[Rows from a dataset of charts and code]

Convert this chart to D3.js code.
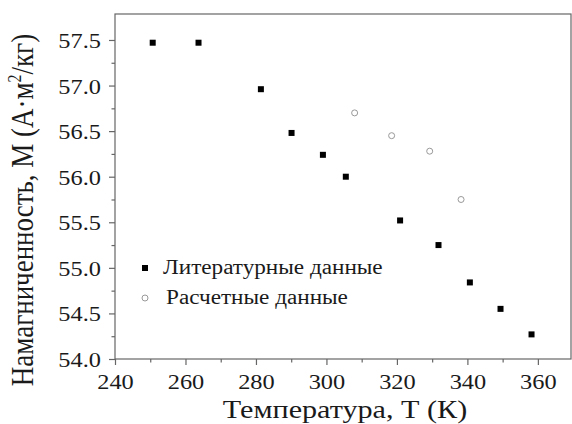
<!DOCTYPE html>
<html>
<head>
<meta charset="utf-8">
<script src="https://cdn.jsdelivr.net/npm/d3@7/dist/d3.min.js"></script>
<style>
  html, body { margin: 0; padding: 0; background: #fff; }
  svg { display: block; }
  text { font-family: "Liberation Serif", "Times New Roman", serif; fill: #1a1a1a; }
</style>
</head>
<body>
<svg id="chart" width="572" height="424"></svg>
<script>
// Literature data: temperature (K) and magnetization (A·m²/kg)
const litT = [250.7, 263.7, 281.4, 290.1, 299.0, 305.5, 320.9, 331.8, 340.7, 349.4, 358.2];
const litM = [57.47, 57.47, 56.96, 56.48, 56.24, 56.00, 55.52, 55.25, 54.84, 54.55, 54.27];

// Calculated data
const calcT = [308.0, 318.5, 329.3, 338.2];
const calcM = [56.70, 56.45, 56.28, 55.75];

// Axis ticks
const xTicks = [240, 260, 280, 300, 320, 340, 360];
const xMinor = [250, 270, 290, 310, 330, 350];
const yTicks = [54.0, 54.5, 55.0, 55.5, 56.0, 56.5, 57.0, 57.5];
const yMinor = [54.25, 54.75, 55.25, 55.75, 56.25, 56.75, 57.25];

const legendLabels = ["Литературные данные", "Расчетные данные"];
const xTitle = "Температура, Т (К)";

const svg = d3.select("#chart");
const m = { left: 115, right: 571, top: 14, bottom: 359 };
const stretch = 1.16; // horizontal widening of the serif lettering

const x = d3.scaleLinear().domain([240, 369.4]).range([m.left, m.right]);
const y = d3.scaleLinear().domain([54, 57.785]).range([m.bottom, m.top]);

const axisColor = "#666";

// Frame
svg.append("rect")
  .attr("x", m.left).attr("y", m.top)
  .attr("width", m.right - m.left).attr("height", m.bottom - m.top)
  .attr("fill", "none").attr("stroke", axisColor).attr("stroke-width", 1.2);

function styleAxis(g) {
  g.select(".domain").remove();
  g.selectAll(".tick line").attr("stroke", axisColor).attr("stroke-width", 1.2);
  g.selectAll(".tick text").attr("font-family", null).attr("fill", "#1a1a1a");
}

// X axis: major and minor ticks
const gx = svg.append("g").attr("transform", `translate(0,${m.bottom})`)
  .call(d3.axisBottom(x).tickValues(xTicks).tickSize(6).tickPadding(4).tickFormat(d3.format("d")))
  .attr("font-size", 21);
styleAxis(gx);
gx.selectAll(".tick text").attr("dy", null).attr("y", 30)
  .attr("transform", `scale(${stretch},1)`);

const gxm = svg.append("g").attr("transform", `translate(0,${m.bottom})`)
  .call(d3.axisBottom(x).tickValues(xMinor).tickSize(3.5).tickFormat(""));
styleAxis(gxm);

// Y axis: major and minor ticks
const gy = svg.append("g").attr("transform", `translate(${m.left},0)`)
  .call(d3.axisLeft(y).tickValues(yTicks).tickSize(6).tickFormat(d3.format(".1f")))
  .attr("font-size", 21);
styleAxis(gy);
gy.selectAll(".tick text").attr("dy", null).attr("x", 0).attr("y", 7.5)
  .attr("transform", `translate(-14,0) scale(${stretch},1)`);

const gym = svg.append("g").attr("transform", `translate(${m.left},0)`)
  .call(d3.axisLeft(y).tickValues(yMinor).tickSize(3.5).tickFormat(""));
styleAxis(gym);

// Stretched text helper
function label(g, px, py, str, size, anchor) {
  return g.append("text")
    .attr("transform", `translate(${px},${py}) scale(${stretch},1)`)
    .attr("text-anchor", anchor)
    .attr("font-size", size)
    .text(str);
}

// Axis titles
label(svg, 345, 418, xTitle, 26, "middle");

const yt = svg.append("text")
  .attr("transform", `translate(33,210) scale(${stretch},1) rotate(-90)`)
  .attr("text-anchor", "middle")
  .attr("font-size", 27);
yt.append("tspan").text("Намагниченность, М (А·м");
yt.append("tspan").attr("font-size", 16).attr("dy", -10).text("2");
yt.append("tspan").attr("dy", 10).text("/кг)");

// Literature points: filled squares
const litData = litT.map((t, i) => ({ t, m: litM[i] }));
svg.append("g").selectAll("rect").data(litData).join("rect")
  .attr("x", d => x(d.t) - 3).attr("y", d => y(d.m) - 3)
  .attr("width", 6).attr("height", 6)
  .attr("fill", "#000");

// Calculated points: hollow circles
const calcData = calcT.map((t, i) => ({ t, m: calcM[i] }));
svg.append("g").selectAll("circle").data(calcData).join("circle")
  .attr("cx", d => x(d.t)).attr("cy", d => y(d.m)).attr("r", 3)
  .attr("fill", "none").attr("stroke", "#999").attr("stroke-width", 1);

// Legend
const lg = svg.append("g");
lg.append("rect").attr("x", 142).attr("y", 265).attr("width", 6).attr("height", 6).attr("fill", "#000");
label(lg, 163, 274, legendLabels[0], 20, "start");
lg.append("circle").attr("cx", 145).attr("cy", 298).attr("r", 3)
  .attr("fill", "none").attr("stroke", "#999").attr("stroke-width", 1);
label(lg, 166, 304, legendLabels[1], 20, "start");
</script>
</body>
</html>
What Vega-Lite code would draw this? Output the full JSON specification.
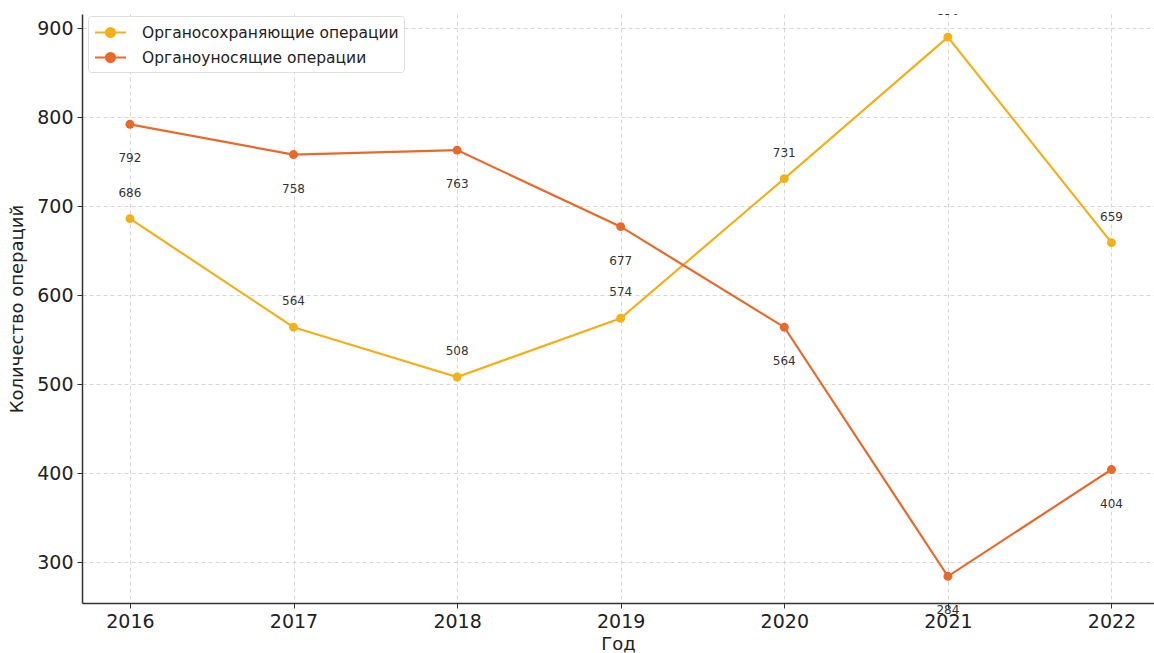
{
  "$schema": "https://vega.github.io/schema/vega-lite/v6.json",
  "width": 1072,
  "height": 589,
  "autosize": {"type": "none"},
  "padding": {"left": 82, "top": 14, "right": 0, "bottom": 50},
  "background": "white",
  "config": {
    "font": "DejaVu Sans",
    "view": {"stroke": null},
    "axis": {
      "domainColor": "#333333",
      "domainWidth": 1.5,
      "tickColor": "#333333",
      "tickSize": 5,
      "tickWidth": 1,
      "labelColor": "#222222",
      "labelFontSize": 19,
      "labelFont": "DejaVu Sans",
      "titleFont": "DejaVu Sans",
      "titleFontSize": 18,
      "titleFontWeight": "normal",
      "titleColor": "#222222",
      "gridColor": "#cccccc",
      "gridDash": [4, 3],
      "gridWidth": 0.8
    }
  },
  "data": {
    "values": [
      {"year": 2016, "series": "Органосохраняющие операции", "value": 686},
      {"year": 2017, "series": "Органосохраняющие операции", "value": 564},
      {"year": 2018, "series": "Органосохраняющие операции", "value": 508},
      {"year": 2019, "series": "Органосохраняющие операции", "value": 574},
      {"year": 2020, "series": "Органосохраняющие операции", "value": 731},
      {"year": 2021, "series": "Органосохраняющие операции", "value": 890},
      {"year": 2022, "series": "Органосохраняющие операции", "value": 659},
      {"year": 2016, "series": "Органоуносящие операции", "value": 792},
      {"year": 2017, "series": "Органоуносящие операции", "value": 758},
      {"year": 2018, "series": "Органоуносящие операции", "value": 763},
      {"year": 2019, "series": "Органоуносящие операции", "value": 677},
      {"year": 2020, "series": "Органоуносящие операции", "value": 564},
      {"year": 2021, "series": "Органоуносящие операции", "value": 284},
      {"year": 2022, "series": "Органоуносящие операции", "value": 404}
    ]
  },
  "encoding": {
    "x": {
      "field": "year",
      "type": "quantitative",
      "scale": {"domain": [2015.707, 2022.26], "nice": false, "zero": false},
      "axis": {"values": [2016, 2017, 2018, 2019, 2020, 2021, 2022], "format": "d", "title": "Год", "labelPadding": 4, "titlePadding": 4, "labelFlush": false}
    },
    "y": {
      "field": "value",
      "type": "quantitative",
      "scale": {"domain": [254, 916], "nice": false, "zero": false},
      "axis": {"values": [300, 400, 500, 600, 700, 800, 900], "title": "Количество операций", "labelPadding": 4, "titlePadding": 10}
    }
  },
  "layer": [
    {
      "mark": {"type": "line", "strokeWidth": 2.2},
      "encoding": {
        "color": {
          "field": "series",
          "type": "nominal",
          "scale": {"domain": ["Органосохраняющие операции", "Органоуносящие операции"], "range": ["#F3B019", "#E8692A"]},
          "legend": {
            "title": null,
            "orient": "none",
            "legendX": 6,
            "legendY": 2,
            "fillColor": "white",
            "strokeColor": "#dddddd",
            "cornerRadius": 3,
            "padding": 5,
            "labelFontSize": 15.5,
            "labelLimit": 0,
            "labelColor": "#222222",
            "labelFont": "DejaVu Sans",
            "symbolType": "M-1.5,0H1.5M-0.44,0A0.44,0.44 0 1,0 0.44,0A0.44,0.44 0 1,0 -0.44,0Z",
            "symbolSize": 430,
            "symbolStrokeWidth": 2,
            "rowPadding": 4,
            "labelOffset": 20,
            "symbolOffset": 6
          }
        }
      }
    },
    {
      "mark": {"type": "point", "filled": true, "size": 80, "opacity": 1},
      "encoding": {
        "color": {"field": "series", "type": "nominal", "legend": null}
      }
    },
    {
      "transform": [{"filter": "datum.series === 'Органосохраняющие операции'"}],
      "mark": {"type": "text", "dy": -26, "fontSize": 12, "color": "#333333", "clip": true},
      "encoding": {"text": {"field": "value", "type": "quantitative"}}
    },
    {
      "transform": [{"filter": "datum.series === 'Органоуносящие операции'"}],
      "mark": {"type": "text", "dy": 34, "fontSize": 12, "color": "#333333"},
      "encoding": {"text": {"field": "value", "type": "quantitative"}}
    }
  ]
}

What is needed: Copy, from the material, each line that holds the string "this".

Result:
Convert this chart to D3.js code.
What Vega-Lite code would draw this? Output the full JSON specification.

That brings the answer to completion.